From the data that follows, print exactly the lines starting at the one containing "Convert this chart to D3.js code." and ending at the one containing "Serif', 'Times New"; include both of them and nothing more.

DATASET EXCERPTS
==========

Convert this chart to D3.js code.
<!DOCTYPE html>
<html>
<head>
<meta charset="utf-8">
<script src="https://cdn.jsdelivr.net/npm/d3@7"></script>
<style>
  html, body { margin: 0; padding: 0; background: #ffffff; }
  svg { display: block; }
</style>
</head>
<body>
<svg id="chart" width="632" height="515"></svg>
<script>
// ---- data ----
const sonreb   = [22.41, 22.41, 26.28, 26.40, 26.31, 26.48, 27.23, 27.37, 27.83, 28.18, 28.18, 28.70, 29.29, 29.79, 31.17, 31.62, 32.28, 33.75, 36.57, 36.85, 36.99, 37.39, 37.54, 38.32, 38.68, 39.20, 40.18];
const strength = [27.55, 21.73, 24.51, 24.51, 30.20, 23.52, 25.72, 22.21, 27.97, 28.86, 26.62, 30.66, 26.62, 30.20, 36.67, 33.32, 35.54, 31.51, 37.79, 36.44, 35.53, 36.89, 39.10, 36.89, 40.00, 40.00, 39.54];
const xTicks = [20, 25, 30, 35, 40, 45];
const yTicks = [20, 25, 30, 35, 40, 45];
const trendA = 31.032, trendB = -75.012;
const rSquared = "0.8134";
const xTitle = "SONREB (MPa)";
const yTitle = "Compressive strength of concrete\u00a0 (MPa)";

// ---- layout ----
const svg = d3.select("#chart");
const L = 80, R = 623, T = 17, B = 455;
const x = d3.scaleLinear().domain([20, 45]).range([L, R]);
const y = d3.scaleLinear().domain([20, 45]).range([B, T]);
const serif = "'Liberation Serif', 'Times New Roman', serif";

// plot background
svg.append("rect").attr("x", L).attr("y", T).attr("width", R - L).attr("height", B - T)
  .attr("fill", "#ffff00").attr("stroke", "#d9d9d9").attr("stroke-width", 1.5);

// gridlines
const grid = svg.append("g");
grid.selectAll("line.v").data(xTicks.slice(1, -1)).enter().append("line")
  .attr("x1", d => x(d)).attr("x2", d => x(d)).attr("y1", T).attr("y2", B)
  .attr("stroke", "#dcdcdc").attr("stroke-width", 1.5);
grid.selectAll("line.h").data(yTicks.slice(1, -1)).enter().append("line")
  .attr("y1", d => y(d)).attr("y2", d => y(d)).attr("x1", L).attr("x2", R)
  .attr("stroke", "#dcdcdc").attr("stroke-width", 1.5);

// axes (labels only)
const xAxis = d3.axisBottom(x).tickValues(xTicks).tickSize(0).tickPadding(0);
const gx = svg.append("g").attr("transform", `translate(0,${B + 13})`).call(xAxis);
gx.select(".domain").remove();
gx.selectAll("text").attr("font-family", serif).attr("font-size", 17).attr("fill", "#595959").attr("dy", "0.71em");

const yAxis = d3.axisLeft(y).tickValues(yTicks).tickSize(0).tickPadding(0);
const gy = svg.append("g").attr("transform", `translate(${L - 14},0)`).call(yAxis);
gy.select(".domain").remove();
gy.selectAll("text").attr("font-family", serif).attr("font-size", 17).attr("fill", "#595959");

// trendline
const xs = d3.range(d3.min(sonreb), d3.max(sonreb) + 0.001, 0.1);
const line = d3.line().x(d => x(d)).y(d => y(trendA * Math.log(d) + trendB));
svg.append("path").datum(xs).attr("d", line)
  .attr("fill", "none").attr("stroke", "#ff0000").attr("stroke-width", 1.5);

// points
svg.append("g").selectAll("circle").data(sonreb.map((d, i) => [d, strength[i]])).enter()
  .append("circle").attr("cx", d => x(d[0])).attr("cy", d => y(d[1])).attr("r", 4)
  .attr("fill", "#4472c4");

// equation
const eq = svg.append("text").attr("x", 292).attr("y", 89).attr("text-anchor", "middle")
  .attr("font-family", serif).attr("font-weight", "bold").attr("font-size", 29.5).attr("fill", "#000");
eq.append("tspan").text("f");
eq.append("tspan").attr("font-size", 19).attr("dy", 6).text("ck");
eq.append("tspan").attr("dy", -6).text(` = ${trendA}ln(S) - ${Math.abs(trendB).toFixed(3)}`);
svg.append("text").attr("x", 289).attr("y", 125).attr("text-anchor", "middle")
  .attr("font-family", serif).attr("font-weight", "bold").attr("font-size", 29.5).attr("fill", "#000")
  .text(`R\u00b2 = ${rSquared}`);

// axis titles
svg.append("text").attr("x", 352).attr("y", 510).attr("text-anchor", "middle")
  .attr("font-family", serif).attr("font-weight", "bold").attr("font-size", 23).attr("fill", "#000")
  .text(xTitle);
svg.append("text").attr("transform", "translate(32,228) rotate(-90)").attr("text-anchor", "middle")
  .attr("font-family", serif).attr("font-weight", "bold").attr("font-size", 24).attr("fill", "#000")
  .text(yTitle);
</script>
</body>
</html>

==========

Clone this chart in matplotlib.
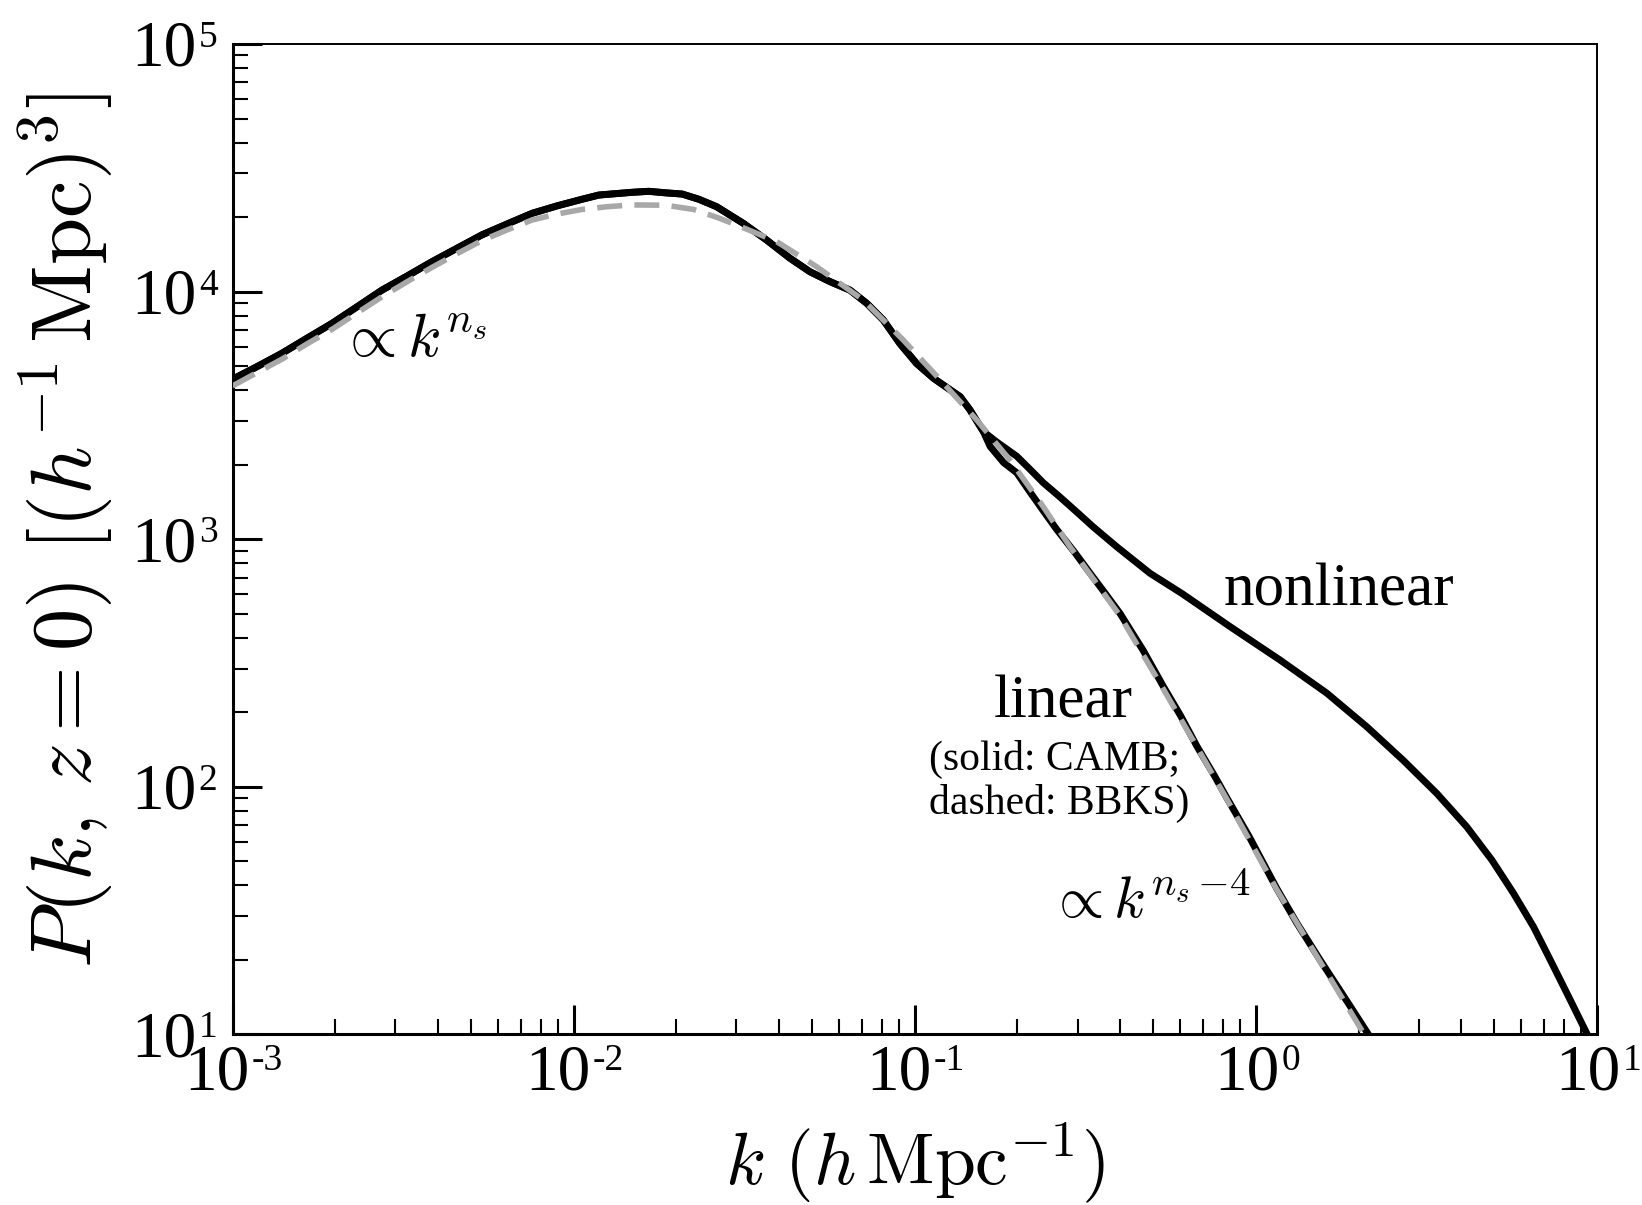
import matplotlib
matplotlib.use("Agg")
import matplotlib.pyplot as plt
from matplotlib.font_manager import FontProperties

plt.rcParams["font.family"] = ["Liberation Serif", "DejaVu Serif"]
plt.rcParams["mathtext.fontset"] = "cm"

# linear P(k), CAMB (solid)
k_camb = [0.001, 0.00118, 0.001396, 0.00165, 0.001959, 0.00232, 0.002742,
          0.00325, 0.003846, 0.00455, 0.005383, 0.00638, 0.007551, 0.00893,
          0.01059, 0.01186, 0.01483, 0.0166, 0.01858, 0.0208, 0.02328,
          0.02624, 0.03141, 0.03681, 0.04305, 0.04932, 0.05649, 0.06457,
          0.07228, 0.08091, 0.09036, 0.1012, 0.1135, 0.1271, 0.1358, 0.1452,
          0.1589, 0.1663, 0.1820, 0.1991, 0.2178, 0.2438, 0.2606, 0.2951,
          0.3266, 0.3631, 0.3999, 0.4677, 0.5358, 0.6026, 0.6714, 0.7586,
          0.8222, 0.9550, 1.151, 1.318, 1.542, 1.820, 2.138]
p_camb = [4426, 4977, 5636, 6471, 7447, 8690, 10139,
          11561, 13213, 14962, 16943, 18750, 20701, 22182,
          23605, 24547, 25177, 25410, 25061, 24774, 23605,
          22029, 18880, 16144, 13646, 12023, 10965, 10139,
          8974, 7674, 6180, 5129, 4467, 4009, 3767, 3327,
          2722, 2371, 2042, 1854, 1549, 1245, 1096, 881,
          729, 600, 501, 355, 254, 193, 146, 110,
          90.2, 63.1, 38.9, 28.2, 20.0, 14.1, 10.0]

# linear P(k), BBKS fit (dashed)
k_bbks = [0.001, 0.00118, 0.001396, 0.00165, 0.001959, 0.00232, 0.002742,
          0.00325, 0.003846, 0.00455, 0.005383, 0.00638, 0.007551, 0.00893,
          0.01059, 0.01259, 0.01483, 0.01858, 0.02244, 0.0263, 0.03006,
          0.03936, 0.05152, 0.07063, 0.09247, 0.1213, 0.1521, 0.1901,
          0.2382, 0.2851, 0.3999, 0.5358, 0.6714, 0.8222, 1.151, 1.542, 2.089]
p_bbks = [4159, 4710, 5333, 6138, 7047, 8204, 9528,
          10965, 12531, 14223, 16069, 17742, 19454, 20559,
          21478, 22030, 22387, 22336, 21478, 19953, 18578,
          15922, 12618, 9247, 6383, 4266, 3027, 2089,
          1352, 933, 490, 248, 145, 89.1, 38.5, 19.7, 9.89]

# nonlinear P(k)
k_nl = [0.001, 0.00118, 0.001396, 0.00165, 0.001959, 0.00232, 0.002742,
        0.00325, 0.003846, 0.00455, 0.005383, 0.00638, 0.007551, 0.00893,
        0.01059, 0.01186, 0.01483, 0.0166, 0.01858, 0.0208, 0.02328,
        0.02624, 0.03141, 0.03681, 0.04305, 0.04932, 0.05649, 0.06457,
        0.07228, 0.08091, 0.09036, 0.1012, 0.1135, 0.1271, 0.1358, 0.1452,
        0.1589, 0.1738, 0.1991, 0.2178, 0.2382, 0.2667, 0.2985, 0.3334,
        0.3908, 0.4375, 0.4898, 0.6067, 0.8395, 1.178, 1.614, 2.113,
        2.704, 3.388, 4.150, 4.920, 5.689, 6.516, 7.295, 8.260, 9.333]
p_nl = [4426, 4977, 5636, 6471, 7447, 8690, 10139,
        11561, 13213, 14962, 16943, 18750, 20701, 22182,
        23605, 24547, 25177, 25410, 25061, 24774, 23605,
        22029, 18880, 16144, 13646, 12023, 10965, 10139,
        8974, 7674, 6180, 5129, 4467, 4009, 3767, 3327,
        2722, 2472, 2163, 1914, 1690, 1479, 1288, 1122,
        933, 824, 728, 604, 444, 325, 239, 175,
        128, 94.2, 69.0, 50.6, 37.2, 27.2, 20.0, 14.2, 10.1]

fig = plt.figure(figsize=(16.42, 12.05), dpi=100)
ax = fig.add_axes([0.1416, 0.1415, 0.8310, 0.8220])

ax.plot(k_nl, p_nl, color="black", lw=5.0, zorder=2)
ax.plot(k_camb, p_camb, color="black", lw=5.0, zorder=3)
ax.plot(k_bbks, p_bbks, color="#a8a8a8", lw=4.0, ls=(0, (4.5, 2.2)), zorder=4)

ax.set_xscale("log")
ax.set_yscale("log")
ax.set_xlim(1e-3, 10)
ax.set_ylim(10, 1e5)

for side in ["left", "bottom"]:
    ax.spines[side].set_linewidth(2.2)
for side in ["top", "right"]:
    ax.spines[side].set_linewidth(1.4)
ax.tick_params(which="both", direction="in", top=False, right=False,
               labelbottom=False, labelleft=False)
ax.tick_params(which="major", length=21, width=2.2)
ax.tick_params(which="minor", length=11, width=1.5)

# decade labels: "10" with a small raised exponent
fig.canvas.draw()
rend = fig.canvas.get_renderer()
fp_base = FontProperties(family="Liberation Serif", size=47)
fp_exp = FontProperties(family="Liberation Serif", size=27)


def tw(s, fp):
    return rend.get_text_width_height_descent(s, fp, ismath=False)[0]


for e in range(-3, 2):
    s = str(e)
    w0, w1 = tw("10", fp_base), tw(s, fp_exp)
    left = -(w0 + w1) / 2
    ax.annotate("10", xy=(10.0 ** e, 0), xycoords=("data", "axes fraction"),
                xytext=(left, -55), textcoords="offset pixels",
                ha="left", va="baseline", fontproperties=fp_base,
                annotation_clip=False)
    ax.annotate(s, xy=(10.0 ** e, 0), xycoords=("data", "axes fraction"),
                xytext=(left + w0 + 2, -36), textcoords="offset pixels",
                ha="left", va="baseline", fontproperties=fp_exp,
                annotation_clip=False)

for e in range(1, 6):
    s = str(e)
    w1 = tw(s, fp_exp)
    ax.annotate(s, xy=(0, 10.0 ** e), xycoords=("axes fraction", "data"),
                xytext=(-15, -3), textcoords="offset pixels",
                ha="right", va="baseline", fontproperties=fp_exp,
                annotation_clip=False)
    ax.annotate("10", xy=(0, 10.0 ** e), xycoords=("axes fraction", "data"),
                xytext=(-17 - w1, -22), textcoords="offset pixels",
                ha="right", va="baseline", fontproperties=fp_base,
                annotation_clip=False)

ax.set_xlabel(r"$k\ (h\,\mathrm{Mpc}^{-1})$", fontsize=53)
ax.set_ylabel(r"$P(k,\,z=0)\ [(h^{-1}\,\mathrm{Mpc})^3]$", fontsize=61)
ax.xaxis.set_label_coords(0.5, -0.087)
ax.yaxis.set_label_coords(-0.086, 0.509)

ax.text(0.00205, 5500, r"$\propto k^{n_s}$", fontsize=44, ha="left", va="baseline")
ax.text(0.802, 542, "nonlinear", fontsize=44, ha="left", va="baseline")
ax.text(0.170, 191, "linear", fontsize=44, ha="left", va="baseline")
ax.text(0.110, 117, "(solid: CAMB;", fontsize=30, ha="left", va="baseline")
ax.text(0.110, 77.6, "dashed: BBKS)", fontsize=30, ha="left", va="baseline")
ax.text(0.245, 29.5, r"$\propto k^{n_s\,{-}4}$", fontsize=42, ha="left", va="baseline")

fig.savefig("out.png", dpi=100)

==========

EXPECTED ANSWER
Convert this chart to D3.js code.
<!DOCTYPE html>
<html>
<head>
<meta charset="utf-8">
<script src="https://cdn.jsdelivr.net/npm/d3@7"></script>
<style>
  html, body { margin: 0; padding: 0; background: #ffffff; }
  svg { display: block; }
</style>
</head>
<body>
<svg id="chart" width="632" height="515"></svg>
<script>
// ---- data ----
const sonreb   = [22.41, 22.41, 26.28, 26.40, 26.31, 26.48, 27.23, 27.37, 27.83, 28.18, 28.18, 28.70, 29.29, 29.79, 31.17, 31.62, 32.28, 33.75, 36.57, 36.85, 36.99, 37.39, 37.54, 38.32, 38.68, 39.20, 40.18];
const strength = [27.55, 21.73, 24.51, 24.51, 30.20, 23.52, 25.72, 22.21, 27.97, 28.86, 26.62, 30.66, 26.62, 30.20, 36.67, 33.32, 35.54, 31.51, 37.79, 36.44, 35.53, 36.89, 39.10, 36.89, 40.00, 40.00, 39.54];
const xTicks = [20, 25, 30, 35, 40, 45];
const yTicks = [20, 25, 30, 35, 40, 45];
const trendA = 31.032, trendB = -75.012;
const rSquared = "0.8134";
const xTitle = "SONREB (MPa)";
const yTitle = "Compressive strength of concrete\u00a0 (MPa)";

// ---- layout ----
const svg = d3.select("#chart");
const L = 80, R = 623, T = 17, B = 455;
const x = d3.scaleLinear().domain([20, 45]).range([L, R]);
const y = d3.scaleLinear().domain([20, 45]).range([B, T]);
const serif = "'Liberation Serif', 'Times New Roman', serif";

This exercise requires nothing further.